If we can delay this significant hike in the budget at such an inopportune time — even just a few more years until the economy hopefully bounces back — we simply must. But if federal regulators are dead set on bringing us into compliance now, we obviously have no choice.
Should the latter be the case, county officials must really do their homework to find the most cost-effective means of making this reality.
And if county officials are selling this to us as a safety necessity, the helicopter must be reserved for such use in a centralized location. If a fire breaks out or some other emergency situation arises, we should have our chopper and pilot ready to go at a moment’s notice.
We shouldn’t have to first track down where the bird is — whether it’s the police using it for a green harvest mission, the film commission using it to give some producer a tour or the planning department checking for grubbing violations — and then re-route it, refuel it, reload it and embark on the emergency task at hand.

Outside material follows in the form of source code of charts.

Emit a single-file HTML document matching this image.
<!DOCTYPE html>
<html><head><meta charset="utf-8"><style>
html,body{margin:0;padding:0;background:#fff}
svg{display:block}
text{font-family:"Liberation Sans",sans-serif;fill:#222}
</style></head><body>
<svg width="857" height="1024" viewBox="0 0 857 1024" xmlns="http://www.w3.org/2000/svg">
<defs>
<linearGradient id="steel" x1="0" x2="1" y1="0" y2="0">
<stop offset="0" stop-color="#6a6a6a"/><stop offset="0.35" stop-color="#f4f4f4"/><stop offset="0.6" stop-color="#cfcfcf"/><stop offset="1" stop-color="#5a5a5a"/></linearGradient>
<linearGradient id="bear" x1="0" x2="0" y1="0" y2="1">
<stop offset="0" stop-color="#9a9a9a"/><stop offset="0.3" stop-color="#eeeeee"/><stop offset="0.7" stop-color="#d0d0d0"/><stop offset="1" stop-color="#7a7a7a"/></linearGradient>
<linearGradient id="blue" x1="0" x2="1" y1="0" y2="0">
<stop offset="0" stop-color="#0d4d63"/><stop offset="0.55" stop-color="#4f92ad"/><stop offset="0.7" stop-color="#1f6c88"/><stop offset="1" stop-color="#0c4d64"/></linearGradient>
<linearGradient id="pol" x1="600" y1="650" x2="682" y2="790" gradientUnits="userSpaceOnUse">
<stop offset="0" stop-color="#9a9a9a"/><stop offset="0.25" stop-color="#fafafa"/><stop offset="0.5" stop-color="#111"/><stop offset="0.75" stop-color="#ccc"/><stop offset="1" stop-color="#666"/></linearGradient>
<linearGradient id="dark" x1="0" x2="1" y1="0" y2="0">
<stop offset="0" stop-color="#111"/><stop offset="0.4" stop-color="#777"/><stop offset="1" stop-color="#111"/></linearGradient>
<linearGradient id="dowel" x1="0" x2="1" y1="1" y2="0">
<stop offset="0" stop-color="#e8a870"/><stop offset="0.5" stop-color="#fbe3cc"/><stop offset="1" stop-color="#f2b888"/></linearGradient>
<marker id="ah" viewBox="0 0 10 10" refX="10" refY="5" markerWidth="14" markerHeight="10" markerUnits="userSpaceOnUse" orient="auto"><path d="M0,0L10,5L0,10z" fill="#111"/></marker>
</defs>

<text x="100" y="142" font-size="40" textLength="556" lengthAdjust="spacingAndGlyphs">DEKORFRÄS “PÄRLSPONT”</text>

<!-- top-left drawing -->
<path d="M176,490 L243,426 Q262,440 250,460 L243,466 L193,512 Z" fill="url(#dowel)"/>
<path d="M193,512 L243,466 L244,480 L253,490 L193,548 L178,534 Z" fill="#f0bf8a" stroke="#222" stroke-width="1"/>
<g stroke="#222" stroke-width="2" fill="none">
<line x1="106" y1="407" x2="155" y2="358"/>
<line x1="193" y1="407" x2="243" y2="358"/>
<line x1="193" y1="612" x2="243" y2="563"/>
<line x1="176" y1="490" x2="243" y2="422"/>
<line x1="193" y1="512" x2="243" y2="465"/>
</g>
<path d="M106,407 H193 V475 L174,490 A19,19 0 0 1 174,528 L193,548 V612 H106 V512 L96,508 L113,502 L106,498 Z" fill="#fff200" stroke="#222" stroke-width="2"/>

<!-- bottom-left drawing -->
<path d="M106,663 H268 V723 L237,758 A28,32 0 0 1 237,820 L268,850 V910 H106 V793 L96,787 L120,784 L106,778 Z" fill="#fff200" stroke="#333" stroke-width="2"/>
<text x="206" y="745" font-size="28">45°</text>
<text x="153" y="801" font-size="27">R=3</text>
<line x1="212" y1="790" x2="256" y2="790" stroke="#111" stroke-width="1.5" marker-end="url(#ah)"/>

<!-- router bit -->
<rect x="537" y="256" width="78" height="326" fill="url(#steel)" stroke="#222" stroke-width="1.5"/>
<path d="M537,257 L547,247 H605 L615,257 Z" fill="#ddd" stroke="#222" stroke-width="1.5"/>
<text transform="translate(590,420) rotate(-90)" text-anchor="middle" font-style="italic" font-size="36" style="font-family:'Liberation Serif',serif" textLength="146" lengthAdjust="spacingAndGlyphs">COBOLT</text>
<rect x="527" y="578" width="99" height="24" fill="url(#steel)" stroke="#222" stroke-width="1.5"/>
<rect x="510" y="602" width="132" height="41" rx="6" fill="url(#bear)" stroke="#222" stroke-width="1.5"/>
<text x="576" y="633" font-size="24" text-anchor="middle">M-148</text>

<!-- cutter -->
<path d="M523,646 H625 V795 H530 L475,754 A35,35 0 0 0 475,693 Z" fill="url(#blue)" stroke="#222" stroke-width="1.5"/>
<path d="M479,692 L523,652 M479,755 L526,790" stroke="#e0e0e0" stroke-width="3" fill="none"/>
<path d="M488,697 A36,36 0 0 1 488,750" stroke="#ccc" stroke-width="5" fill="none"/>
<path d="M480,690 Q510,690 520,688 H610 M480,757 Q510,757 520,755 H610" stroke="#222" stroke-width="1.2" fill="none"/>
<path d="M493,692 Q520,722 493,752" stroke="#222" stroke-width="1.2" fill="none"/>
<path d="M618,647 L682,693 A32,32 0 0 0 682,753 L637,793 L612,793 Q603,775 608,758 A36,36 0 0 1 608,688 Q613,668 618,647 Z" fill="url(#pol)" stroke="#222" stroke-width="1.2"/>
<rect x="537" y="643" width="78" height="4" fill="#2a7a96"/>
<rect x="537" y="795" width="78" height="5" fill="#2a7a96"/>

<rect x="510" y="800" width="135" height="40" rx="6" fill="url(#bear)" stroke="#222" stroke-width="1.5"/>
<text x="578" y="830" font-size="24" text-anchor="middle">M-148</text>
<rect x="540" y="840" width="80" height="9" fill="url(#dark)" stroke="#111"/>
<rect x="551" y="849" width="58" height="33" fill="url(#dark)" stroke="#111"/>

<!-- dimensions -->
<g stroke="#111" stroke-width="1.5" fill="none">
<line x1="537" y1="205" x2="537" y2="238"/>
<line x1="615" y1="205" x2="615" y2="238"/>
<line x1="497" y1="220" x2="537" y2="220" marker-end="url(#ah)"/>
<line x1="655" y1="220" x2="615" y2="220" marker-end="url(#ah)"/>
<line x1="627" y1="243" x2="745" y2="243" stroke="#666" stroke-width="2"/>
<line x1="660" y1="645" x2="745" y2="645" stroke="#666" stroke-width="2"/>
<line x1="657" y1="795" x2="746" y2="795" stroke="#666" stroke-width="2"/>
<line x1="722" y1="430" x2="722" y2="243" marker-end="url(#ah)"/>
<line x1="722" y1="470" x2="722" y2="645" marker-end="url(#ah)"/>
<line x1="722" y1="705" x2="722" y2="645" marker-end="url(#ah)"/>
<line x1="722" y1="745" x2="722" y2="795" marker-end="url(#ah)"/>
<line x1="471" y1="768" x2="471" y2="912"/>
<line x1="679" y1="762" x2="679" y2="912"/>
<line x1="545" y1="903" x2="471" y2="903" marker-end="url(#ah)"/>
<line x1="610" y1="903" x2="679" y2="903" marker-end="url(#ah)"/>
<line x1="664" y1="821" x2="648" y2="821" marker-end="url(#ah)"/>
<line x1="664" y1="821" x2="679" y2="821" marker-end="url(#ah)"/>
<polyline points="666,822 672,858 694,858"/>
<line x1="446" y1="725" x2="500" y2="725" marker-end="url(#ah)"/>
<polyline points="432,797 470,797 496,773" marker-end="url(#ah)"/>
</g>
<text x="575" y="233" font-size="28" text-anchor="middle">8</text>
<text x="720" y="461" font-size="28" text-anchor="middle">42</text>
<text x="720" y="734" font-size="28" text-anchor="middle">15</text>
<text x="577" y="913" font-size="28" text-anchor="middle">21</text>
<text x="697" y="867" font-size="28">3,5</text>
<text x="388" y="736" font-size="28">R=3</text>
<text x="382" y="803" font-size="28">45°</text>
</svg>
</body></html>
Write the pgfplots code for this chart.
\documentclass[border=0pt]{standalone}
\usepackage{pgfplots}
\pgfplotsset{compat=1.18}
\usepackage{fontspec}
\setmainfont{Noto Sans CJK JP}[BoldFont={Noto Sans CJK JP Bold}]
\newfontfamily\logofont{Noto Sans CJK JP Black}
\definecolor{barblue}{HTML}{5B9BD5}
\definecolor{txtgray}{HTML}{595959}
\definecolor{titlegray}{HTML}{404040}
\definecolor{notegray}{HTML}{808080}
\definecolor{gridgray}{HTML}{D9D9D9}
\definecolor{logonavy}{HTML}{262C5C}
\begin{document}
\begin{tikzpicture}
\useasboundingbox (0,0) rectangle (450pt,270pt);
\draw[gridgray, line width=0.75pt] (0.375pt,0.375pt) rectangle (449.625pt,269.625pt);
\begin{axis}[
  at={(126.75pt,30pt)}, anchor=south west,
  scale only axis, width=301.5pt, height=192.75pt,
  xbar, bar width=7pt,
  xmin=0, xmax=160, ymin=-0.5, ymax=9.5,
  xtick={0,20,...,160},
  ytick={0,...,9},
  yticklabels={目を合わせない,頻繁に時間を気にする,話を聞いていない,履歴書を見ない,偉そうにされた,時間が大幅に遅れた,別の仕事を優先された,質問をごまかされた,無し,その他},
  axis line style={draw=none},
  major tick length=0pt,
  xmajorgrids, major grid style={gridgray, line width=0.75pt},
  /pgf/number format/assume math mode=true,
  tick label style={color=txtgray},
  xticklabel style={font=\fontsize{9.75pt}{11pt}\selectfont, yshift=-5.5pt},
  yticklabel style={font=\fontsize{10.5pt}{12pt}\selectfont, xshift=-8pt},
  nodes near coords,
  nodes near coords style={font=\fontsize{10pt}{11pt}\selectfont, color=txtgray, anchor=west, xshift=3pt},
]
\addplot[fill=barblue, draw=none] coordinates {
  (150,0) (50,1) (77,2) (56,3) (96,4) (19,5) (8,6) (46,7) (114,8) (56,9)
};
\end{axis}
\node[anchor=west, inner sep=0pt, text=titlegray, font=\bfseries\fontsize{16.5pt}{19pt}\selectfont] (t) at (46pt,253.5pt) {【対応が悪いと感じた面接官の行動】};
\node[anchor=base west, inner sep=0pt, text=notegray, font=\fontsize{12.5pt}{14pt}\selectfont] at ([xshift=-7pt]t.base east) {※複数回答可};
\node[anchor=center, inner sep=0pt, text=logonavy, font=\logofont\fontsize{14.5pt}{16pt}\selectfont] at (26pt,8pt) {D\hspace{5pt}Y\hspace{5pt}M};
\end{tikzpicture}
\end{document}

This could present a dangerous situation that flies in the face of county officials who have touted improved reliability and response times if we had our own chopper.
We understand the gravity of the situation: Continue operating as we are and face the legal consequences while exposing ourselves to massive liability claims and even endangering our emergency responders via lack of sufficient training.

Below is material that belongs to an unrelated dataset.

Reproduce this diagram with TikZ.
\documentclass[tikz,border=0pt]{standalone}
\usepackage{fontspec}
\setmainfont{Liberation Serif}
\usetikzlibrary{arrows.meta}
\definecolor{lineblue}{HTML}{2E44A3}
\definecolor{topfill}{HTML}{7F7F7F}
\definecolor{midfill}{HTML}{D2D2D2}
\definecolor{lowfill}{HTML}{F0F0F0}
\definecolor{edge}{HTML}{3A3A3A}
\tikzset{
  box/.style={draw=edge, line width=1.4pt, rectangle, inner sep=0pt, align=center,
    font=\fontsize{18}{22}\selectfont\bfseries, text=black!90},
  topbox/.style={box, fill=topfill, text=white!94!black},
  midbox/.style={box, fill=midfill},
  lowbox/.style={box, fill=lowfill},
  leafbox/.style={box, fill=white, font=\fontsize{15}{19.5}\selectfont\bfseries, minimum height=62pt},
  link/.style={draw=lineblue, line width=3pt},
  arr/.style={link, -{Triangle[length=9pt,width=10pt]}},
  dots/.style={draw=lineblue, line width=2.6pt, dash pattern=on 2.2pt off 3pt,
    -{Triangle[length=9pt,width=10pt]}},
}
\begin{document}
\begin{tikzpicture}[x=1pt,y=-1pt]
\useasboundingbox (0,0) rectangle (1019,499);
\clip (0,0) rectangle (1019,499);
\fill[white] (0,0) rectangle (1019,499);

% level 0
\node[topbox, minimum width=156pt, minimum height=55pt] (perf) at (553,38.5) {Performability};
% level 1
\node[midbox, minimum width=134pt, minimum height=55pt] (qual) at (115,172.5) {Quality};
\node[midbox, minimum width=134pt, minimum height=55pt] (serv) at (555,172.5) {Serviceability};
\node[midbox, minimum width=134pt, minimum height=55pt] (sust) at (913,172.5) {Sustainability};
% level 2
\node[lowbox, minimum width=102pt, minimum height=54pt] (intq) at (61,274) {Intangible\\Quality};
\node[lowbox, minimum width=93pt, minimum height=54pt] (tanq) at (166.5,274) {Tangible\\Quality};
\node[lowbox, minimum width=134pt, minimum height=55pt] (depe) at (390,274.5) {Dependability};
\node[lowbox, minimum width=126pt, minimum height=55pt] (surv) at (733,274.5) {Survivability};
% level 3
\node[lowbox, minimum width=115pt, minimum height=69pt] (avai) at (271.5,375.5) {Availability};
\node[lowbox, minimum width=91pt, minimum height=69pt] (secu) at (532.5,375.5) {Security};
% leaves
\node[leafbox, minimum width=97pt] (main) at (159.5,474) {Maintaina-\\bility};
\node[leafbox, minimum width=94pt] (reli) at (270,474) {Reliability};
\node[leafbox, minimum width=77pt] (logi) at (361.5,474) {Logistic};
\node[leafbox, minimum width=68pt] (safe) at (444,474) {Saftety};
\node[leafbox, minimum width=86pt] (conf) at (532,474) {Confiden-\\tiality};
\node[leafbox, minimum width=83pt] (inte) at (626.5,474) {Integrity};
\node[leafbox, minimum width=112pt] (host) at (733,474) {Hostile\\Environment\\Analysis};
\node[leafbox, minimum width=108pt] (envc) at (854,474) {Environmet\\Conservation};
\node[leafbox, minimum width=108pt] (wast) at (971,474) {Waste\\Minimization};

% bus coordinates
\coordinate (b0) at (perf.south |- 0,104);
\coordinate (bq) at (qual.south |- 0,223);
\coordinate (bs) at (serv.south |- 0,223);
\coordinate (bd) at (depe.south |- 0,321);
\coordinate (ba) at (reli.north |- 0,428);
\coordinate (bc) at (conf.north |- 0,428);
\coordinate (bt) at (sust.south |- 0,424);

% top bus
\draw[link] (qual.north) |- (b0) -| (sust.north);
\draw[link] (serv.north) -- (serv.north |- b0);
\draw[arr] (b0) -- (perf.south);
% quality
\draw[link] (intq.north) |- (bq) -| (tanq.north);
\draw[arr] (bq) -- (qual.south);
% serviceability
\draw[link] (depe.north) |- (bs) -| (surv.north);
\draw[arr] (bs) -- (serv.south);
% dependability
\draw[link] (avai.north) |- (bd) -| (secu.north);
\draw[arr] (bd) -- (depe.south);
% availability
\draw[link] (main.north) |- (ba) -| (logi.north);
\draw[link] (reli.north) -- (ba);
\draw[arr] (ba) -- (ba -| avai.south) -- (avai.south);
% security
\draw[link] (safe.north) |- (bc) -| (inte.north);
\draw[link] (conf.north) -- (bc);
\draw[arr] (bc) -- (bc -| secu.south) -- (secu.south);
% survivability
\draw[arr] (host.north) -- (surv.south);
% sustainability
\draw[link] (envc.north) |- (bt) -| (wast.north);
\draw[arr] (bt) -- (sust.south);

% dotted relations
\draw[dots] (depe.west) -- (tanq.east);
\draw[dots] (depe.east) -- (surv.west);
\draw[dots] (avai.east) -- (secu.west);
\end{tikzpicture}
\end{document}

Westerman made his points clear when he addressed the council on Wednesday and in separate interviews before and after that key meeting. The serious ultralight crash last summer in Hanapepe — and subsequent multiple-day, perilous rescue effort — was apparently “the straw that broke the camel’s back.”
We’re not saying we should defer any critical training for our emergency responders. We’re saying let’s make sure we’ve explored any and all alternative avenues to accomplish whatever it takes to bring us into compliance before diving into a very expensive long-term deal when we’re projecting reduced property tax collections and the state is considering taking our estimated $12 million share of the transient accommodations tax.
With at least one council member — Daryl Kaneshiro — shooting down questions from the community related to the timing of this endeavor, we are hesitant to support a head-first plunge into this with the expected approval at next Wednesday’s council meeting of a bill to spend $285,000 on the first year of the helicopter lease. Shouldn’t the county at least have an idea of where the money to fund this is going to come from before approving it? And as a consequence, an obligation to tell the public since it is their money they’re spending?
We are concerned about how we afford to make this happen without cutting critical programs, furloughing employees or raising taxes and fees at a time when residents are already struggling to make ends meet.